Flacco played in 122 straight games — the fifth-longest streak for a quarterback in NFL history — before tearing the ACL and MCL in his left knee during the fourth quarter of a win over St. Louis. He was placed on injured reserve on Nov. 24 and underwent surgery soon after that.

He is now in recovery mode, with the hope of being ready for the start of training camp in late July.

“I expect to be on the field for the first day,” Flacco declared Thursday.

During the three-day mandatory minicamp that ended Thursday, Flacco alternatingly rehabilitated his knee and watched practice with owner Steve Bisciotti in a golf cart.

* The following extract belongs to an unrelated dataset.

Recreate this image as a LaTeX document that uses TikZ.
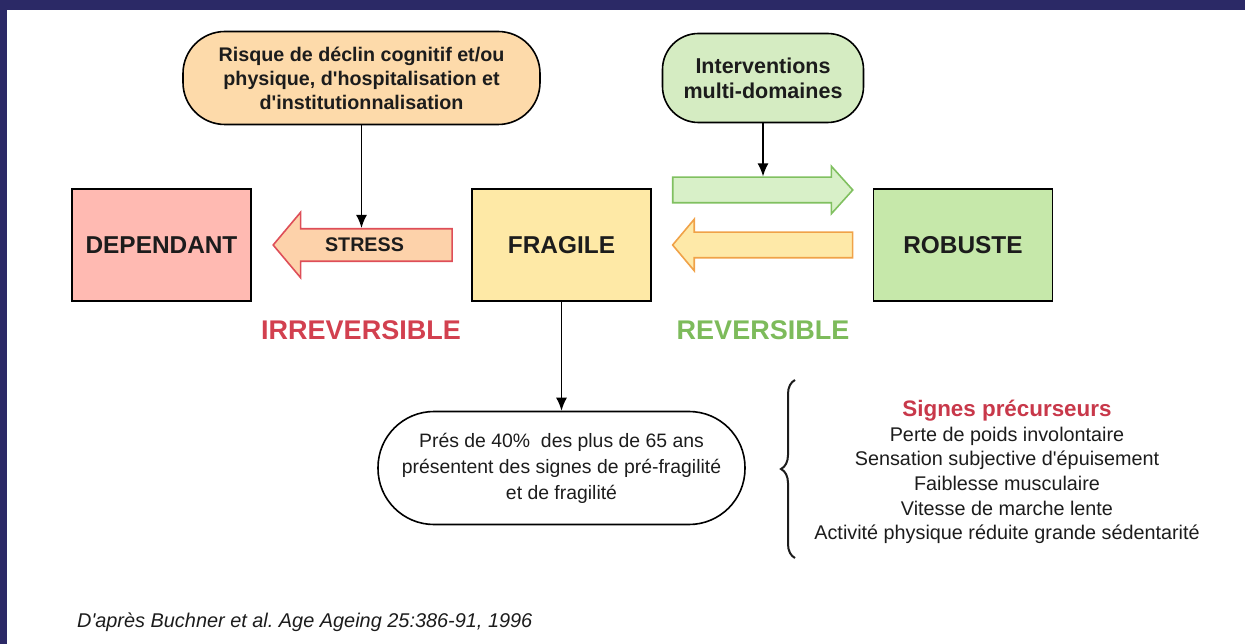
\documentclass[tikz,border=0pt]{standalone}
\usepackage{fontspec}
\setmainfont{Liberation Sans}
\usepackage{tikz}
\usetikzlibrary{positioning, arrows.meta, shapes.arrows, decorations.pathreplacing}
\definecolor{navyband}{RGB}{43,41,102}
\definecolor{inkblack}{RGB}{28,28,28}
\definecolor{depfill}{RGB}{255,186,178}
\definecolor{fragfill}{RGB}{254,233,166}
\definecolor{robfill}{RGB}{198,232,170}
\definecolor{peachfill}{RGB}{253,218,170}
\definecolor{mintfill}{RGB}{213,236,194}
\definecolor{stressdraw}{RGB}{222,78,88}
\definecolor{stressfill}{RGB}{253,210,170}
\definecolor{upgreen}{RGB}{128,192,96}
\definecolor{upgreenfill}{RGB}{216,240,200}
\definecolor{backorange}{RGB}{240,162,72}
\definecolor{backorangefill}{RGB}{254,233,168}
\definecolor{irrred}{RGB}{210,64,79}
\definecolor{revgreen}{RGB}{125,187,91}
\definecolor{signred}{RGB}{200,56,74}
\newcommand{\apos}{\textquotesingle}
\tikzstyle{state} = [rectangle, minimum width=179pt, minimum height=112pt, text centered, draw=black, line width=1.6pt, text=inkblack, font=\fontsize{24.4}{28}\selectfont\bfseries]
\tikzstyle{pill} = [rectangle, rounded corners=42pt, draw=black, line width=1.6pt, align=center, text=inkblack]
\tikzstyle{fatarrow} = [single arrow, line width=1.6pt, inner xsep=2pt, inner ysep=12pt, minimum height=180pt, single arrow head extend=11pt, single arrow tip angle=96]
\tikzstyle{arrow} = [line width=1.5pt, -{Latex[length=13pt,width=11pt]}]

\begin{document}
\begin{tikzpicture}[x=1pt, y=-1pt, node distance=400pt]
        \useasboundingbox (0,0) rectangle (1245,644);
        \fill[navyband] (0,0) rectangle (1245,10);
        \fill[navyband] (0,0) rectangle (7,644);
        % the three states
        \node (fragile) [state, fill=fragfill] at (561.5,245) {FRAGILE};
        \node (dependant) [state, left of=fragile, fill=depfill] {DEPENDANT};
        \node (robuste) [state, right of=fragile, xshift=1.5pt, fill=robfill] {ROBUSTE};
        % block arrows between them
        \node (stress) [fatarrow, node distance=200pt, left of=fragile, xshift=8pt, shape border rotate=180, minimum height=179pt, inner ysep=8.5pt, single arrow head extend=16.5pt, single arrow tip angle=100, draw=stressdraw, fill=stressfill, text=inkblack, font=\fontsize{19.7}{22}\selectfont\bfseries] {STRESS\kern10pt};
        \node (improve) [fatarrow, node distance=200pt, right of=fragile, xshift=-4.5pt, yshift=55pt, draw=upgreen, fill=upgreenfill] {};
        \node (decline) [fatarrow, node distance=200pt, right of=fragile, xshift=6.5pt, shape border rotate=180, single arrow head extend=13pt, single arrow tip angle=100, draw=backorange, fill=backorangefill] {};
        % causes on top
        \node (risque) [pill, node distance=167pt, above of=stress, xshift=-8pt, minimum width=357pt, minimum height=93pt, font=\fontsize{19.7}{24}\selectfont\bfseries, fill=peachfill] {Risque de déclin cognitif et/ou\\physique, d\apos hospitalisation et\\d\apos institutionnalisation};
        \node (interv) [pill, node distance=112pt, above of=improve, xshift=6pt, rounded corners=36pt, minimum width=201pt, minimum height=89pt, font=\fontsize{21.5}{25}\selectfont\bfseries, fill=mintfill] {Interventions\\multi-domaines};
        \draw [arrow] (risque.south) -- (risque.south |- stress.north);
        \draw [arrow] (interv.south) -- (interv.south |- improve.north);
        % labels under the arrows
        \node (irrev) [node distance=85pt, below of=stress, xshift=-8.5pt, text=irrred, font=\fontsize{27}{30}\selectfont\bfseries] {IRREVERSIBLE};
        \node (rev) [node distance=85pt, below of=decline, xshift=-5pt, text=revgreen, font=\fontsize{27}{30}\selectfont\bfseries] {REVERSIBLE};
        % prevalence
        \node (preval) [pill, node distance=223pt, below of=fragile, rounded corners=56pt, minimum width=367pt, minimum height=113pt, font=\fontsize{19.4}{26}\selectfont] {Prés de 40\%~ des plus de 65 ans\\présentent des signes de pré-fragilité\\et de fragilité};
        \draw [arrow] (fragile.south) -- (preval.north);
        % early signs
        \node (signes) [align=center, text=inkblack, font=\fontsize{19.8}{24.6}\selectfont] at (1007,472) {{\color{signred}\fontsize{22.4}{24.6}\selectfont\bfseries Signes précurseurs}\\Perte de poids involontaire\\Sensation subjective d\apos épuisement\\Faiblesse musculaire\\Vitesse de marche lente\\Activité physique réduite grande sédentarité};
        \draw [decorate, decoration={brace, amplitude=14pt}, line width=2pt, inkblack] (795,558) -- (795,380);
        \node (source) [anchor=west, inner sep=0pt, text=inkblack, font=\fontsize{19.9}{22}\selectfont\itshape] at (77,622) {D\apos après Buchner et al.\ Age Ageing 25:386-91, 1996};
\end{tikzpicture}
\end{document}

“It hasn’t been a bad thing,” the quarterback said. “It’s been a time to rest and get better.”

Far worse was watching his teammates during the final six weeks of Baltimore’s 5-11 season. Flacco’s run of consecutive games began at the outset of his rookie year in 2008 and extended deep into his eighth pro season.

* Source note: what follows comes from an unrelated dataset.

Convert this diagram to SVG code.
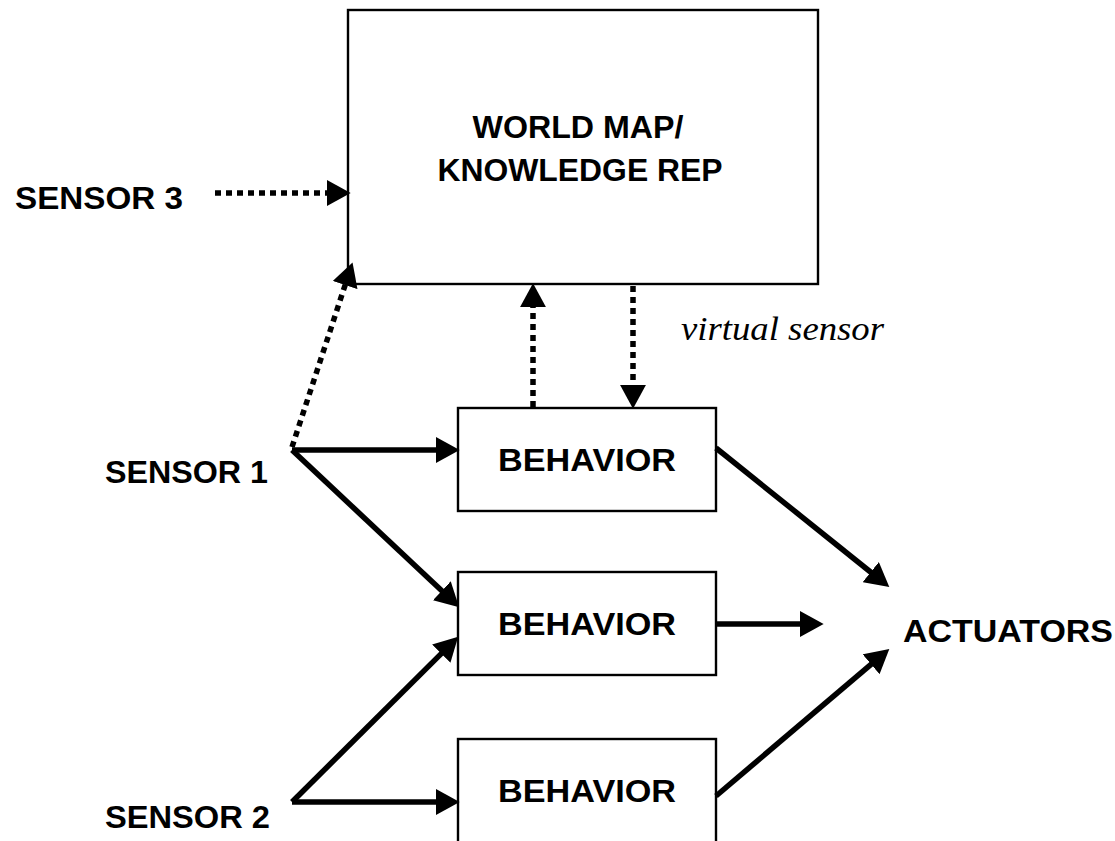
<svg xmlns="http://www.w3.org/2000/svg" width="1115" height="841" viewBox="0 0 1115 841">
<defs>
<style>
.box{fill:#fff;stroke:#000;stroke-width:2.4}
.lbl{font-family:"Liberation Sans",Arial,sans-serif;font-weight:bold;font-size:31px;fill:#000}
.solid{stroke:#000;stroke-width:5.5;fill:none;marker-end:url(#ah)}
.dot{stroke:#000;stroke-width:5.5;fill:none;stroke-dasharray:6 5;marker-end:url(#ah)}
.it{font-family:"Liberation Serif","Times New Roman",serif;font-style:italic;font-size:33px;fill:#000}
</style>
<marker id="ah" markerUnits="userSpaceOnUse" markerWidth="24" markerHeight="26" refX="2" refY="12" orient="auto" viewBox="0 0 22 24">
<path d="M0,0 L22,12 L0,24 z" fill="#000"/>
</marker>
</defs>
<rect width="1115" height="841" fill="#fff"/>
<g id="worldmap">
<rect class="box" x="348" y="10" width="470" height="274"/>
<text class="lbl" x="578" y="138" text-anchor="middle" textLength="211" lengthAdjust="spacingAndGlyphs">WORLD MAP/</text>
<text class="lbl" x="580" y="181" text-anchor="middle" textLength="285" lengthAdjust="spacingAndGlyphs">KNOWLEDGE REP</text>
</g>
<g id="behavior1">
<rect class="box" x="458" y="408" width="258" height="103"/>
<text class="lbl" x="587" y="471" text-anchor="middle" textLength="178" lengthAdjust="spacingAndGlyphs">BEHAVIOR</text>
</g>
<g id="behavior2">
<rect class="box" x="458" y="572" width="258" height="103"/>
<text class="lbl" x="587" y="635" text-anchor="middle" textLength="178" lengthAdjust="spacingAndGlyphs">BEHAVIOR</text>
</g>
<g id="behavior3">
<rect class="box" x="458" y="739" width="258" height="120"/>
<text class="lbl" x="587" y="802" text-anchor="middle" textLength="178" lengthAdjust="spacingAndGlyphs">BEHAVIOR</text>
</g>
<g id="sensor3"><text class="lbl" x="15" y="209" textLength="168" lengthAdjust="spacingAndGlyphs">SENSOR 3</text></g>
<g id="sensor1"><text class="lbl" x="105" y="483" textLength="163" lengthAdjust="spacingAndGlyphs">SENSOR 1</text></g>
<g id="sensor2"><text class="lbl" x="105" y="828" textLength="165" lengthAdjust="spacingAndGlyphs">SENSOR 2</text></g>
<g id="actuators"><text class="lbl" x="903" y="642" textLength="210" lengthAdjust="spacingAndGlyphs">ACTUATORS</text></g>
<g id="connectors">
<line class="solid" x1="292" y1="450" x2="438" y2="450"/>
<line class="solid" x1="292" y1="450" x2="443.4" y2="592.3"/>
<line class="solid" x1="292" y1="802" x2="438" y2="802"/>
<line class="solid" x1="292" y1="802" x2="442.8" y2="652.1"/>
<line class="solid" x1="716" y1="448" x2="872.4" y2="573.5"/>
<line class="solid" x1="716" y1="624" x2="802" y2="624"/>
<line class="solid" x1="716" y1="796" x2="872.8" y2="662.9"/>
<line class="dot" x1="215" y1="193" x2="329" y2="193"/>
<line class="dot" x1="292" y1="447" x2="345.8" y2="283"/>
<line class="dot" x1="533" y1="407" x2="533" y2="305"/>
<line class="dot" x1="633" y1="286" x2="633" y2="387"/>
<text class="it" x="681" y="340" textLength="203" lengthAdjust="spacingAndGlyphs">virtual sensor</text>
</g>
</svg>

“I wanted to be the guy who played 15, 16, 17 years and didn’t miss a snap,” Flacco said. “I had to come to grips with it pretty quickly because it was my reality. That was the toughest part, not being able to be on the field with the guys for the last six games.”

Just like that, Flacco went from the leader of the offense to a forgotten man.

“You very quickly get isolated and tossed aside when you’re not on the team and you’re not playing, because that’s just the reality of this game,” he said. “Yeah, there’s no doubt about it, I love to be out there with those guys, and it was tough.”

The passage of time and the improvement of his knee have allowed Flacco to change his perspective.

“At this point, I’m not in that reality anymore,” he said. “I’m looking ahead to this year and going out and winning football games.”

Flacco, 31, is the Ravens’ career leader in yards passing (28,322), touchdown passes (162), completions (2,479) and attempts (4,070). He’s been a part of 10 postseason victories, and capped the 2012 season by being chosen Super Bowl MVP following Baltimore’s 34-31 victory over San Francisco.

Now, however, he’s just a quarterback trying to make a comeback. At this point, he’s not quite sure how he might react when pressured in the pocket.

“When I’m out there running around and cutting on it and doing those things, there’s no tentativeness because I didn’t hurt it that way. I hurt it by getting hit,” he said. “I’m curious. It will probably be a little different that first time I take a couple of dropbacks and guys are in my face. I don’t expect to have those kinds of thoughts linger in my head, but you never know until you get out there and do it again.”

His teammates have grown accustomed to seeing Flacco on the field, so practice this week was a bit strange for members of the starting offense.

“You get so used to having Joe around. It’s just different with Ryan out there,” guard Marshal Yanda said. “But that is part of football. Injuries happen, and we know that he will be out there come training camp.”